The accusation from the U.S. Environmental Protection Agency and the California Air Resources Board (CARB )is similar to the scandal that has plagued automaker Volkswagen for more than a year.

Just this week, Volkswagen agreed to pay $4.3 billion to settle charges it cheated on diesel emissions tests with more than 590,000 diesel-powered U.S. cars. The Justice Department also indicted six executives of Volkswagen Wednesday.

“This is a clear and serious violation of the Clean Air Act,” said Cynthia Giles, assistant administrator for EPA. “When companies break the law, Americans depend on the EPA to step in and enforce.”

“Once again, a major automaker made the business decision to skirt the rules and got caught,” said CARB Chair Mary Nichols. “CARB and U.S. EPA made a commitment to enhanced testing as the Volkswagen case developed, and this is a result of that collaboration.”

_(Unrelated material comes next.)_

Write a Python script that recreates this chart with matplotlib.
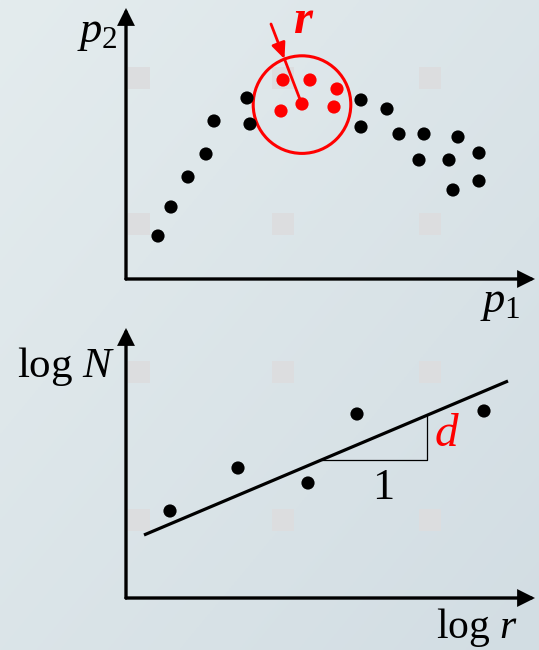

The vehicles cited include 2014, 2015 and 2016 model year Jeep Grand Cherokees SUVs and and Dodge Ram 1500 trucks with 3-liter diesel engines.

Fiat Chrysler said it believes its emission control systems meet the applicable regulations and that it has proposed a number of steps that could be taken to address EPA’s concerns.

“FCA intends to work with the incoming administration to present its case and resolve this matter fairly and equitably and to assure the EPA and FCA customers that the company’s diesel-powered vehicles meet all applicable regulatory requirements,” it said.

Still Fiat Chrysler shares were down 12% on the news.